We are limited when we are feeding a baby 8 hours a day.
We are limited when we’re sick.
We are limited when our kids get sick.
We are limited when we only get 5 hours of sleep a night.
We are limited when we’re pregnant.
We are limited when we’re human – which is all the time! Thankfully, we’re in good company with people like Elijah. Elijah who one day was used by God to display God’s power in fire and might and the next day was running for his life in great fear from the queen, Jezebel. Here’s his story:
3 Elijah was afraid and ran for his life. When he came to Beersheba in Judah, he left his servant there, 4 while he himself went a day’s journey into the wilderness. He came to a broom bush, sat down under it and prayed that he might die. “I have had enough, LORD,” he said. “Take my life; I am no better than my ancestors.” 5 Then he lay down under the bush and fell asleep.
All at once an angel touched him and said, “Get up and eat.” 6 He looked around, and there by his head was some bread baked over hot coals, and a jar of water. He ate and drank and then lay down again.
7 The angel of the LORD came back a second time and touched him and said, “Get up and eat, for the journey is too much for you.” So he got up and ate and drank. Strengthened by the food, he traveled forty days and forty nights…
The Angel of the LORD in Scripture is believed to be a manifestation of God Himself. Some believe it is Jesus pre-virgin-birth. Whatever the case, God Himself visits Elijah in the midst of his fear and exhaustion and cares for His physical needs with food and deep sleep. Why? Because it was all too much for Elijah to handle on his own.

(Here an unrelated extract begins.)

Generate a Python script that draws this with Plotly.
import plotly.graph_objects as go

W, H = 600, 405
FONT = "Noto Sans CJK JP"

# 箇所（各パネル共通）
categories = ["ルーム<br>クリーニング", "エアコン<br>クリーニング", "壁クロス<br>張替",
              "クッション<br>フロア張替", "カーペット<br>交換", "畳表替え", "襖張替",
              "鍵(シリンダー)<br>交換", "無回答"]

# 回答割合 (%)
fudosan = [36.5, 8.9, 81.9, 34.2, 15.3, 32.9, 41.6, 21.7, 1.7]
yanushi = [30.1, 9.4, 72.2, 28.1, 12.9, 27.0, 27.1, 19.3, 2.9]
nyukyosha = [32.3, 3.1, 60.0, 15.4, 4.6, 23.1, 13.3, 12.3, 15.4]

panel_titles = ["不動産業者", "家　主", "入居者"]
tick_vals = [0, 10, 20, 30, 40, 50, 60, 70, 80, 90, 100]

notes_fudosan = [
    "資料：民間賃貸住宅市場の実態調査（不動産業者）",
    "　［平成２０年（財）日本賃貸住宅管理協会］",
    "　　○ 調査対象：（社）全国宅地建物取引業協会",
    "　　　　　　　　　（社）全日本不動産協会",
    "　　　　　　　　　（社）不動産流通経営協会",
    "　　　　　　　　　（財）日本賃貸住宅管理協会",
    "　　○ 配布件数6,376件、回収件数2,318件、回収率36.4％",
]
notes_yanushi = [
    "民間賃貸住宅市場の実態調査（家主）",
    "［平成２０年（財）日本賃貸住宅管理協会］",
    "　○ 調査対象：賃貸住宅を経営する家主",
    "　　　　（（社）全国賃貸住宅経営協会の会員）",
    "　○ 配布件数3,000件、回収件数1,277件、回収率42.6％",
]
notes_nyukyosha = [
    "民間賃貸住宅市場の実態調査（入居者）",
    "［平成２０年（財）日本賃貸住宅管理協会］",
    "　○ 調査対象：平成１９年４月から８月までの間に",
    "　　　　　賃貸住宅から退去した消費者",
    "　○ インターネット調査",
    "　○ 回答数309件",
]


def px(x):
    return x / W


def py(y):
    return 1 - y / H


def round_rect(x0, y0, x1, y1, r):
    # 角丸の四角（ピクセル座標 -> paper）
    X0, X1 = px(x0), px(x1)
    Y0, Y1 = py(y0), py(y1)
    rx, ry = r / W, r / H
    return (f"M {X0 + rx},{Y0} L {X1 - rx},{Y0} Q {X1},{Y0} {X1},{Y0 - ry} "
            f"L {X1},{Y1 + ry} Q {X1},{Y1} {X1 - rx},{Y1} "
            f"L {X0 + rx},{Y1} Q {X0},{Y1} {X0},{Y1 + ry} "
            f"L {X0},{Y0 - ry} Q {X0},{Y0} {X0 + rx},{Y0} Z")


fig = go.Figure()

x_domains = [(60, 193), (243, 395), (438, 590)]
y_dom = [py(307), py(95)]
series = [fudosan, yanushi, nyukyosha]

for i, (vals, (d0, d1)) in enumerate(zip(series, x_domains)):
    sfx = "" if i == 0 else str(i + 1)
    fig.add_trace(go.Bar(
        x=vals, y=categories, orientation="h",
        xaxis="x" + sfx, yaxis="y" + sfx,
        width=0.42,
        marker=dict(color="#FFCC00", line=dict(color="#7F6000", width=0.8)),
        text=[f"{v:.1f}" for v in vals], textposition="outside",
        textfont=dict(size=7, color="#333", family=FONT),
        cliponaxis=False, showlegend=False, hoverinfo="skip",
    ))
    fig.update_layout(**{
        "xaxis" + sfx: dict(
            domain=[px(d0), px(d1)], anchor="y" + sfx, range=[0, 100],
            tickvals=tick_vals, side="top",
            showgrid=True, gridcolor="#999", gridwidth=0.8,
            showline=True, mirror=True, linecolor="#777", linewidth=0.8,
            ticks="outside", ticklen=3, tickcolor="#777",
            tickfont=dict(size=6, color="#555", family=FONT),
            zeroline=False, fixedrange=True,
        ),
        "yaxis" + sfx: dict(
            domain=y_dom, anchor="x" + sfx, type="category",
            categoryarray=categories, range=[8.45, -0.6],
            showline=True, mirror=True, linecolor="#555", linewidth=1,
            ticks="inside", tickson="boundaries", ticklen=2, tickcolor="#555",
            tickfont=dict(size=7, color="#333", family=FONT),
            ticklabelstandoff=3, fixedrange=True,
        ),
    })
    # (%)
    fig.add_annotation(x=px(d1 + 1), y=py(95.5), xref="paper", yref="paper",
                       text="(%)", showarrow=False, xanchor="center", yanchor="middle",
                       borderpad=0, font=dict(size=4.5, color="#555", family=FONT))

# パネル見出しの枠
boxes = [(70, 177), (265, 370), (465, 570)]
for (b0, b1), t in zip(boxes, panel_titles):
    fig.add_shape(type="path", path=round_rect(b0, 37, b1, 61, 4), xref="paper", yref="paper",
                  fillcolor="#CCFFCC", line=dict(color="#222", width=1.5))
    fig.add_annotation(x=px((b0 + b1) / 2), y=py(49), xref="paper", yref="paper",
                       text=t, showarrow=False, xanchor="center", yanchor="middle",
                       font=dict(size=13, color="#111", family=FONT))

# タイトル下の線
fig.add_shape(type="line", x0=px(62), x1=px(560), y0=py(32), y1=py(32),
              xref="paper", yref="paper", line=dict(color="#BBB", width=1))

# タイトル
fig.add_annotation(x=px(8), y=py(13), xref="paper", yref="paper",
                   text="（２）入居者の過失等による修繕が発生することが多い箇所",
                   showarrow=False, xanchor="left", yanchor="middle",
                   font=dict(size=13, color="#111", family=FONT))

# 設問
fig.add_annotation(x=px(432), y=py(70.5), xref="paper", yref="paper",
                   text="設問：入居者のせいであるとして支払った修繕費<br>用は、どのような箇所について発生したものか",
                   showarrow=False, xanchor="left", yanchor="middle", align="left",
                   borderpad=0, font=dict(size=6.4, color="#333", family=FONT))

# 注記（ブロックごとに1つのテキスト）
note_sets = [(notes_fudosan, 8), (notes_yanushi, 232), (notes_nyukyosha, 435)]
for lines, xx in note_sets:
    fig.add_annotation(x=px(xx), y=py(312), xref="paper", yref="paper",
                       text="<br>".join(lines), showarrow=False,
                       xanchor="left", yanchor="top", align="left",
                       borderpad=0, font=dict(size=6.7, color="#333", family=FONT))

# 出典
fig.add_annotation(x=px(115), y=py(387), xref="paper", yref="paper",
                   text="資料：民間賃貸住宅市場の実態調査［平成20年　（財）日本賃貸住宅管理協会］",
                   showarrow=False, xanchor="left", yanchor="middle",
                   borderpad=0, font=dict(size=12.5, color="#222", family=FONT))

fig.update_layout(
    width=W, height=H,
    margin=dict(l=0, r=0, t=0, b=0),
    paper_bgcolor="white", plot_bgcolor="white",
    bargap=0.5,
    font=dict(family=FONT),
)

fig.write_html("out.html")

I see great mercy in God’s care for Elijah. Elijah, in one sense, has completely given up. He has run away from the work God had for Him out of fear. He has asked God to take his life, desiring death over life.
And what does God say to Him in return?
Get up and eat, for the journey is too much for you.
Not, “Pull yourself together!”
Not, “Shame on you for running.”
Not even, “You can do it.”
Instead, God acknowledges Elijah’s limitations and weakness and shows him compassion, caring for his needs. Get up and eat, for the journey is too much for you. God gave Elijah exactly what he needed, nourishing food for his body and a supernatural sleep that refreshed and strengthened him.
Here’s what I’m thinking, we all have those days, right? Those days when our weaknesses and limitations are more apparent to us than our strengths and abilities. What do we do on those days? Do we try to pull ourselves up by our boot straps and continue on in our exhaustion? Do we lie down and quit in depression and hopelessness? Or do we cry out to God, the one who knows that we are but dust, the one who created us and knows we are not infinitely capable of doing anything alone. The One who says, Get up and eat. The journey is too much for you. Strengthening us with rest and nourishment.
And do we listen to Him? Do we take care of ourselves in our limitations? Do we listen to our bodies that tell us to just stop working so hard and to rest in God’s care? Do we depend on Him to strengthen us, turning to Him each day for our needs?
I have recently begun to do these things. Instead of working at 150% strength every moment of ever day, I have slowed down to about 90%. Instead of worrying about my plans for the future, I am practicing being thankful for God’s provision today. And let me tell you, the strangest most wonderful thing has happened, by honoring my weakness I feel stronger.
What about you? How can you honor your limitations, loving yourself in the midst of them?
“My grace is all you need. My power works best in weakness.”